ACR to stop writing business as Catalina deal agreed

December 5 2019 by Andrew Tjaardstra

Bermuda-headquartered (re)insurance legacy player Catalina Holdings (Bermuda) has reached an agreement to acquire Asia Capital Re for an undisclosed amount.

As a result, ACR will cease writing business with immediate effect and all existing policies in force will be serviced until expiry. ACR said it will continue to honour all valid reinsurance quotes, as well as liabilities from outstanding commitments.

The acquisition will be Catalina’s first in Asia and ends a troubled period for the reinsurer which has struggled to build profitable momentum and had an aborted attempt at a sale to potential Chinese investors in 2017.

Catalina said that it intends to use ACR and Singapore as a hub to build a strong Asian run-off platform.

The  reinsurance portfolio includes property, motor, marine, agriculture, engineering and aviation.

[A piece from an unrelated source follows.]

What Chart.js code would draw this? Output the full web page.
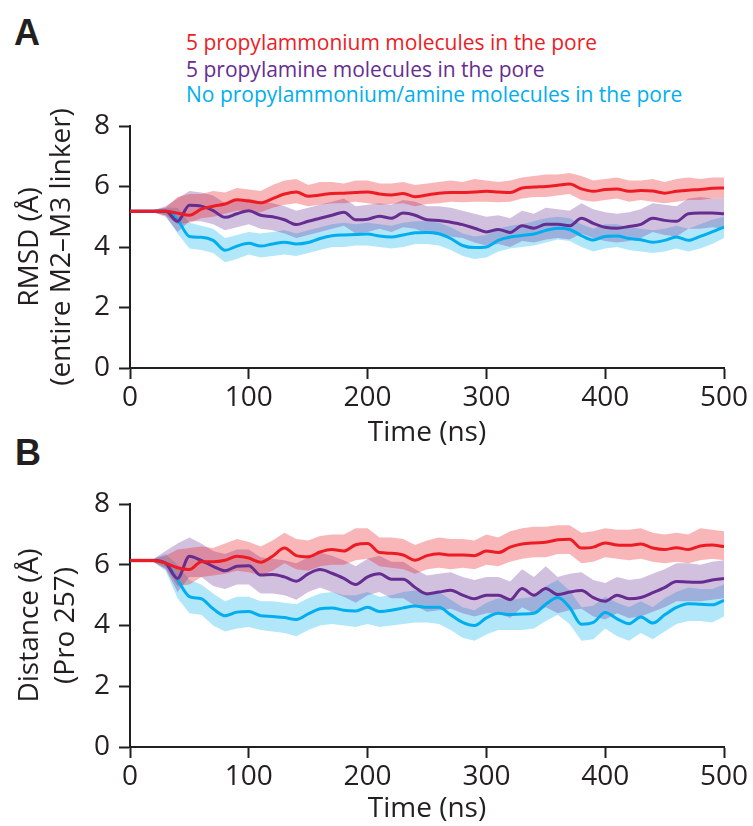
<!DOCTYPE html>
<html>
<head>
<meta charset="utf-8">
<script src="https://cdn.jsdelivr.net/npm/chart.js@4.4.0/dist/chart.umd.min.js"></script>
<style>
  html, body { margin:0; padding:0; background:#fff; }
  #wrap { position:relative; width:753px; height:826px; overflow:hidden; }
  canvas { position:absolute; left:0; }
  .lbl { position:absolute; font-family:'Liberation Sans', Arial, sans-serif; font-weight:bold; font-size:36px; line-height:36px; color:#231f20; }
  .leg { position:absolute; left:186px; font-family:'Open Sans', sans-serif; font-size:21px; line-height:26px; white-space:nowrap; }
</style>
</head>
<body>
<div id="wrap">
  <div class="lbl" style="left:14px; top:15px;">A</div>
  <div class="lbl" style="left:15px; top:435px;">B</div>
  <div class="leg" style="top:29px; color:#ed1c24;">5 propylammonium molecules in the pore</div>
  <div class="leg" style="top:56px; color:#662d91;">5 propylamine molecules in the pore</div>
  <div class="leg" style="top:81px; color:#00aeef;">No propylammonium/amine molecules in the pore</div>
  <canvas id="chartA" width="753" height="450" style="top:0px;"></canvas>
  <canvas id="chartB" width="753" height="376" style="top:450px;"></canvas>
</div>
<script>
// ---------- data ----------
const timeNs = [0,10,20,30,40,50,60,70,80,90,100,110,120,130,140,150,160,170,180,190,200,210,220,230,240,250,260,270,280,290,300,310,320,330,340,350,360,370,380,390,400,410,420,430,440,450,460,470,480,490,500];
const xTicks = [0,100,200,300,400,500];
const yTicks = [0,2,4,6,8];
const seriesNames = ['5 propylammonium molecules in the pore','5 propylamine molecules in the pore','No propylammonium/amine molecules in the pore'];

// Panel A: RMSD (entire M2–M3 linker), Å
const aRedLine = [5.18,5.18,5.18,5.18,5.12,5.05,5.25,5.35,5.42,5.56,5.52,5.46,5.6,5.75,5.82,5.68,5.72,5.77,5.78,5.8,5.82,5.75,5.72,5.77,5.66,5.72,5.78,5.8,5.8,5.82,5.84,5.82,5.8,5.95,5.98,6.0,6.04,6.08,5.92,5.84,5.9,5.92,5.84,5.87,5.85,5.78,5.84,5.88,5.9,5.94,5.95];
const aRedHi   = [5.22,5.22,5.22,5.3,5.65,5.75,5.75,5.85,5.8,5.95,5.9,5.85,6.05,6.2,6.25,6.05,6.15,6.15,6.1,6.2,6.2,6.1,6.1,6.15,6.05,6.1,6.15,6.2,6.15,6.25,6.2,6.15,6.2,6.3,6.35,6.4,6.4,6.45,6.35,6.2,6.25,6.3,6.2,6.2,6.25,6.15,6.25,6.3,6.25,6.3,6.3];
const aRedLo   = [5.14,5.14,5.14,5.05,4.75,4.8,4.95,5.0,5.1,5.2,5.2,5.15,5.3,5.4,5.45,5.35,5.4,5.45,5.45,5.5,5.45,5.4,5.42,5.45,5.35,5.42,5.45,5.5,5.48,5.5,5.5,5.48,5.5,5.6,5.65,5.65,5.7,5.75,5.55,5.5,5.55,5.6,5.5,5.55,5.5,5.45,5.5,5.55,5.55,5.6,5.6];
const aPurLine = [5.18,5.18,5.18,5.18,4.85,5.38,5.35,5.2,4.98,5.1,5.2,5.05,5.0,4.9,4.74,4.85,4.95,5.05,5.15,4.9,4.92,5.02,4.95,5.12,5.05,4.9,4.88,4.82,4.74,4.62,4.5,4.58,4.48,4.7,4.62,4.75,4.75,4.7,4.95,4.78,4.65,4.62,4.68,4.75,4.95,4.88,4.85,5.1,5.12,5.12,5.1];
const aPurHi   = [5.22,5.22,5.22,5.35,5.6,5.85,5.8,5.7,5.45,5.55,5.6,5.5,5.45,5.35,5.2,5.3,5.4,5.5,5.6,5.35,5.4,5.45,5.4,5.55,5.5,5.35,5.35,5.3,5.2,5.1,5.0,5.05,4.95,5.2,5.1,5.3,5.25,5.2,5.45,5.25,5.15,5.1,5.15,5.25,5.45,5.4,5.35,5.6,5.65,5.6,5.6];
const aPurLo   = [5.14,5.14,5.14,5.0,4.5,4.85,4.85,4.75,4.55,4.65,4.75,4.6,4.55,4.45,4.3,4.4,4.5,4.6,4.7,4.45,4.5,4.6,4.5,4.65,4.6,4.45,4.4,4.35,4.3,4.15,4.05,4.1,4.0,4.2,4.15,4.25,4.3,4.25,4.45,4.3,4.2,4.15,4.2,4.3,4.5,4.4,4.35,4.6,4.6,4.65,4.6];
const aCyaLine = [5.18,5.18,5.18,5.18,4.9,4.35,4.32,4.22,3.89,4.03,4.12,4.03,4.1,4.16,4.1,4.15,4.28,4.37,4.4,4.41,4.43,4.36,4.33,4.4,4.47,4.48,4.44,4.28,4.05,3.98,4.0,4.22,4.33,4.38,4.43,4.55,4.62,4.58,4.38,4.23,4.35,4.36,4.28,4.24,4.16,4.22,4.33,4.22,4.35,4.5,4.66];
const aCyaHi   = [5.22,5.22,5.22,5.3,5.3,4.8,4.7,4.6,4.3,4.4,4.5,4.45,4.5,4.55,4.45,4.55,4.65,4.75,4.8,4.75,4.8,4.75,4.7,4.8,4.85,4.85,4.8,4.65,4.45,4.35,4.4,4.6,4.7,4.75,4.85,4.95,5.0,4.95,4.75,4.6,4.75,4.75,4.65,4.6,4.55,4.6,4.7,4.6,4.75,4.9,5.0];
const aCyaLo   = [5.14,5.14,5.14,5.05,4.45,3.95,3.9,3.8,3.5,3.6,3.75,3.65,3.7,3.75,3.7,3.8,3.9,4.0,4.0,4.05,4.05,4.0,3.95,4.0,4.1,4.1,4.05,3.9,3.7,3.6,3.65,3.85,3.95,4.0,4.05,4.15,4.25,4.2,4.0,3.85,3.95,4.0,3.9,3.85,3.8,3.85,3.95,3.85,3.95,4.1,4.3];

// Panel B: Distance (Pro 257), Å
const bRedLine = [6.14,6.14,6.14,6.05,5.9,5.84,6.1,6.1,6.15,6.28,6.22,6.08,6.28,6.55,6.3,6.26,6.42,6.5,6.45,6.66,6.7,6.4,6.38,6.32,6.15,6.3,6.36,6.32,6.32,6.3,6.45,6.4,6.58,6.68,6.72,6.74,6.82,6.84,6.55,6.58,6.72,6.65,6.64,6.68,6.55,6.5,6.56,6.5,6.62,6.65,6.6];
const bRedHi   = [6.2,6.2,6.2,6.3,6.5,6.55,6.6,6.55,6.7,6.85,6.75,6.6,6.8,7.05,6.85,6.8,6.95,7.0,7.0,7.2,7.2,6.9,6.9,6.85,6.65,6.8,6.9,6.85,6.85,6.8,7.0,6.9,7.1,7.2,7.25,7.25,7.3,7.3,7.05,7.1,7.2,7.15,7.15,7.2,7.05,7.0,7.05,7.0,7.2,7.15,7.1];
const bRedLo   = [6.08,6.08,6.08,5.9,5.3,5.35,5.6,5.65,5.7,5.8,5.75,5.65,5.8,6.05,5.85,5.8,5.95,6.0,6.0,6.15,6.2,5.95,5.9,5.85,5.7,5.85,5.9,5.85,5.9,5.85,6.0,5.95,6.1,6.2,6.25,6.25,6.35,6.35,6.05,6.1,6.25,6.2,6.15,6.2,6.1,6.05,6.1,6.05,6.15,6.2,6.15];
const bPurLine = [6.14,6.14,6.14,6.05,5.55,6.28,6.14,5.95,5.8,5.95,5.97,5.66,5.68,5.6,5.46,5.7,5.84,5.72,5.55,5.35,5.6,5.7,5.52,5.52,5.25,5.04,5.1,5.16,5.0,4.88,5.0,5.0,4.85,5.22,5.0,5.22,5.02,5.1,5.15,4.92,4.8,5.0,4.88,4.92,5.08,5.25,5.45,5.43,5.42,5.5,5.55];
const bPurHi   = [6.2,6.2,6.2,6.45,6.7,6.9,6.7,6.45,6.35,6.5,6.5,6.25,6.2,6.15,6.05,6.25,6.4,6.3,6.15,5.95,6.2,6.3,6.1,6.1,5.85,5.65,5.7,5.75,5.6,5.5,5.6,5.6,5.45,5.85,5.6,5.95,5.6,5.7,5.75,5.5,5.4,5.6,5.5,5.55,5.7,5.85,6.05,6.05,6.0,6.1,6.15];
const bPurLo   = [6.08,6.08,6.08,5.85,5.1,5.6,5.6,5.3,5.2,5.35,5.35,5.05,5.05,5.0,4.85,5.1,5.25,5.1,4.95,4.75,5.0,5.1,4.9,4.9,4.65,4.45,4.5,4.55,4.4,4.3,4.4,4.4,4.25,4.6,4.4,4.6,4.4,4.5,4.55,4.3,4.2,4.4,4.25,4.3,4.45,4.6,4.8,4.8,4.8,4.85,4.9];
const bCyaLine = [6.14,6.14,6.14,6.05,5.5,4.95,4.88,4.55,4.32,4.44,4.46,4.32,4.3,4.26,4.2,4.38,4.55,4.58,4.5,4.48,4.6,4.46,4.5,4.58,4.64,4.6,4.6,4.35,4.1,4.0,4.25,4.4,4.36,4.38,4.4,4.7,4.92,4.6,4.04,4.1,4.43,4.22,4.06,4.28,4.08,4.35,4.6,4.72,4.7,4.68,4.83];
const bCyaHi   = [6.2,6.2,6.2,6.35,6.0,5.5,5.35,5.05,4.8,4.95,4.95,4.8,4.8,4.75,4.7,4.9,5.05,5.1,5.0,5.0,5.1,4.95,5.0,5.1,5.15,5.1,5.1,4.85,4.6,4.5,4.75,4.9,4.85,4.9,4.95,5.3,5.5,5.15,4.6,4.65,4.95,4.75,4.6,4.8,4.6,4.9,5.1,5.25,5.2,5.2,5.35];
const bCyaLo   = [6.08,6.08,6.08,5.8,4.9,4.4,4.35,4.0,3.8,3.9,3.95,3.85,3.8,3.75,3.65,3.85,4.0,4.05,4.0,3.95,4.05,3.95,4.0,4.05,4.1,4.1,4.05,3.85,3.6,3.5,3.7,3.85,3.85,3.85,3.9,4.15,4.35,4.05,3.5,3.55,3.9,3.65,3.5,3.75,3.55,3.8,4.05,4.15,4.15,4.1,4.3];

// ---------- styling ----------
const INK = '#231f20';
const FONT = "'Open Sans', sans-serif";
const COLORS = {
  red:    { line:'#ed1c24', band:'rgba(237,28,36,0.32)' },
  purple: { line:'#662d91', band:'rgba(102,45,145,0.30)' },
  cyan:   { line:'#00aeef', band:'rgba(0,174,239,0.30)' }
};

function pts(arr) { return arr.map((v, i) => ({ x: timeNs[i], y: v })); }

function buildDatasets(red, pur, cya) {
  const ds = [];
  const band = (hi, lo, color, order, name) => {
    ds.push({ label: name + ' (range hi)', data: pts(hi), borderWidth: 0, pointRadius: 0, tension: 0,
              backgroundColor: color, fill: '+1', order: order });
    ds.push({ label: name + ' (range lo)', data: pts(lo), borderWidth: 0, pointRadius: 0, tension: 0,
              backgroundColor: color, fill: false, order: order });
  };
  band(cya[1], cya[2], COLORS.cyan.band, 6, seriesNames[2]);
  band(pur[1], pur[2], COLORS.purple.band, 5, seriesNames[1]);
  band(red[1], red[2], COLORS.red.band, 4, seriesNames[0]);
  const line = (arr, color, order, name) => ds.push({ label: name, data: pts(arr), borderColor: color,
              borderWidth: 3, pointRadius: 0, cubicInterpolationMode: 'monotone', fill: false, order: order });
  line(cya[0], COLORS.cyan.line, 2, seriesNames[2]);
  line(pur[0], COLORS.purple.line, 1, seriesNames[1]);
  line(red[0], COLORS.red.line, 0, seriesNames[0]);
  return ds;
}

function makeChart(id, datasets, yTitle, topPad, xScaleH, yTitleLH, yTitlePadTop) {
  return new Chart(document.getElementById(id), {
    type: 'line',
    data: { datasets },
    options: {
      responsive: false, animation: false, devicePixelRatio: 1,
      layout: { padding: { left: 0, right: 29, top: topPad, bottom: 0 } },
      plugins: { legend: { display: false }, tooltip: { enabled: false }, filler: { propagate: false } },
      scales: {
        x: {
          type: 'linear', min: 0, max: 500,
          afterBuildTicks: s => { s.ticks = xTicks.map(v => ({ value: v })); },
          afterFit: s => { s.height = xScaleH; },
          grid: { display: true, drawOnChartArea: false, drawTicks: true, tickLength: 11, tickWidth: 2, tickColor: INK },
          border: { display: true, color: INK, width: 2 },
          ticks: { font: { family: FONT, size: 28 }, color: INK, padding: 2, maxRotation: 0, autoSkip: false },
          title: { display: true, text: 'Time (ns)', color: INK, font: { family: FONT, size: 28 }, padding: { top: 0, bottom: 0 } }
        },
        y: {
          min: 0, max: 8,
          afterBuildTicks: s => { s.ticks = yTicks.map(v => ({ value: v })); },
          afterFit: s => { s.width = 130; },
          grid: { display: true, drawOnChartArea: false, drawTicks: true, tickLength: 11, tickWidth: 2, tickColor: INK },
          border: { display: true, color: INK, width: 2 },
          ticks: { font: { family: FONT, size: 28 }, color: INK, padding: 9 },
          title: { display: true, text: yTitle, color: INK, font: { family: FONT, size: 28, lineHeight: yTitleLH }, padding: { top: yTitlePadTop, bottom: 0 } }
        }
      }
    }
  });
}

makeChart('chartA',
  buildDatasets([aRedLine, aRedHi, aRedLo], [aPurLine, aPurHi, aPurLo], [aCyaLine, aCyaHi, aCyaLo]),
  ['RMSD (Å)', '(entire M2–M3 linker)'], 126, 82, '32px', 14);
makeChart('chartB',
  buildDatasets([bRedLine, bRedHi, bRedLo], [bPurLine, bPurHi, bPurLo], [bCyaLine, bCyaHi, bCyaLo]),
  ['Distance (Å)', '(Pro 257)'], 54, 79, '36px', 12);
</script>
</body>
</html>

Chris Fagan, chief executive, Catalina Holdings, commented: “This is a strategically important transaction for Catalina, as it gives us a platform from which to build an Asian portfolio and to complete our geographic footprint. There are significant opportunities for further acquisitions in Asia, in what is a developing and growing run off market.”

ACR had US$835 million of shareholder equity, US$1.3 billion of gross liabilities including unearned premium reserve, and total assets of US$2.1 billion as of September 30 2019; it will take Catalina’s assets up to US$7.5 billion.

The  reinsurance portfolio includes property, motor, marine, agriculture, engineering and aviation.

Hsieh Fu Hua, chairman of ACR, said: “This was a shareholder-led process, which has culminated in a successful exit. Catalina, as the buyer, has the experience and expertise to deliver on ACR’s outstanding commitments to clients and take the business into a new direction. On behalf of the board, I would also like to formally express my appreciation to ACR’s business partners, management, staff and all other stakeholders for their support over the last 13 years.”

The business, which was founded in 2006, has offices located across Asia, including Singapore, Japan, South Korea, Malaysia and Hong Kong. Its existing major shareholders include 3i Group plc (and affiliates), Khazanah Nasional Berhad, Temasek Holdings (Private) and Marubeni Corporation.

The acquisition is expected to close in the first half of 2020, subject to regulatory and all other approvals.

According to PwC’s 2019 Global Insurance Run-off Survey, Asian non-life run-off reserves are estimated at around US$100 billion.